The numbers confirm the intuition: 0.92 for the action film, 0.29 for the romance. Predicting a rating became a single dot product. Multiply Priya's vector against all the movie vectors at once and you are doing a matrix–vector multiplication — exactly the operation of Section 1.4, where a matrix (here, the stack of all movie vectors) transforms a vector (Priya's taste) into a vector of predicted ratings. The recommendation engine is a transformation of taste space.

Where do the factors come from? The factorization

We invented "action" and "romance" by hand, but the magic of the Netflix approach is that nobody labels the factors at all. Instead, the algorithm is told: find a set of, say, 50 hidden factors, and assign every user a 50-number vector and every movie a 50-number vector, such that the dot product of each user with each movie reproduces the ratings we actually observed as closely as possible. In matrix language, we are looking for two skinny matrices — a tall users-by-50 matrix $U$ and a wide 50-by-movies matrix $M$ — whose product $U M$ approximates the giant ratings matrix $R$:

$$R \approx U M.$$

This is a matrix factorization: breaking one big matrix into a product of smaller, simpler ones. The 50 columns of $U$ are learned "taste directions" that emerge from the data, not from a human's labels — and remarkably, when researchers inspected them, some did line up with recognizable concepts (a "seriousness" axis, a "comedy" axis, even an axis that separated films men and women rated differently). The dimension 50 is tiny next to 17,000, which is why we call this a low-rank approximation: we are claiming that a 480,000 × 17,000 matrix is almost captured by structure of size 50. When that claim holds, the blanks fill themselves in, because the same 50 factors that explain a person's known ratings also predict their unknown ones.

The technique that makes this rigorous — that finds the best low-rank approximation to any matrix — is the singular value decomposition, the crown jewel of Chapter 30. The SVD writes any matrix as $A = U\Sigma V^{\mathsf{T}}$, a rotation, a scaling, and another rotation, and it guarantees the best rank-$k$ summary of the data. The very same SVD that recommends your next movie also compresses images (Chapter 31) and powers principal component analysis (Chapter 32). One factorization, a dozen applications — the recurring theme of this book.

What you should take away

Notice what just happened to a vague, human, seemingly unmathematical question. "What will Priya enjoy watching tonight?" became: represent people and movies as vectors in a shared space, predict ratings as dot products, and find those vectors by factoring the ratings matrix into a low-rank product. Every clause of that sentence is linear algebra — vectors, dot products, matrix multiplication, factorization. None of it required us to understand a single thing about the content of the movies. The structure was in the matrix all along.

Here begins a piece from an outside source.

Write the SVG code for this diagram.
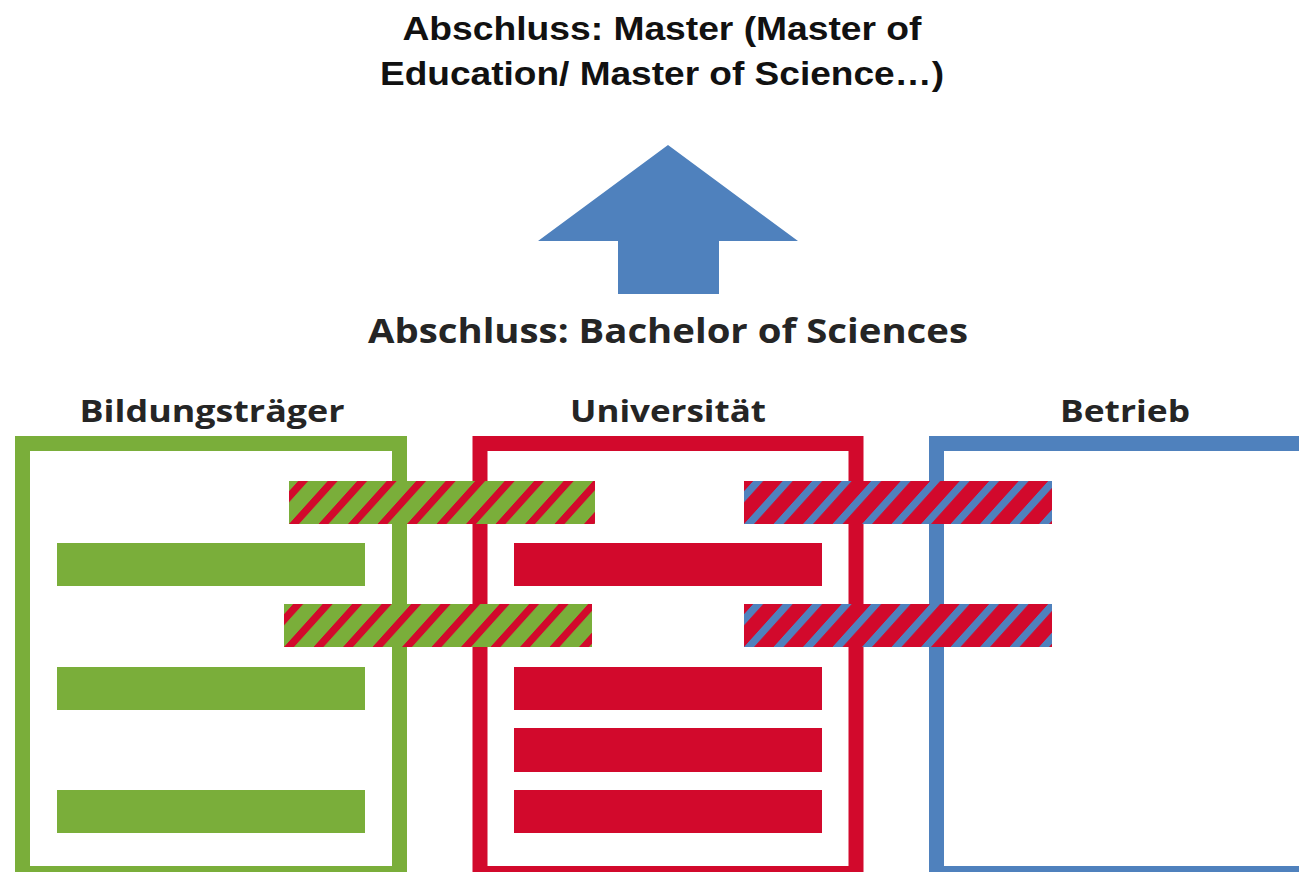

This is the pattern you will see again and again. A real-world problem arrives wearing the costume of its field — entertainment, here — and once you find the vectors and the matrix hiding inside it, the problem becomes an instance of something general that linear algebra already knows how to solve. The Netflix Prize was, at bottom, a contest about approximating a matrix by a product of smaller matrices. The teams that understood that won.

When you reach the eigenvalue chapters and then the SVD, return to this story. You will be able to do, rigorously and at scale, what we only sketched here — and you will recognize that the recommender on every streaming service, shopping site, and social feed you use is running the linear algebra you are about to learn.

Forward references: dot products and alignment (Chapter 18); the SVD and best low-rank approximation (Chapter 30); the same idea applied to compression and PCA (Chapters 31–32); matrix-factorization recommenders in machine learning (Chapter 33).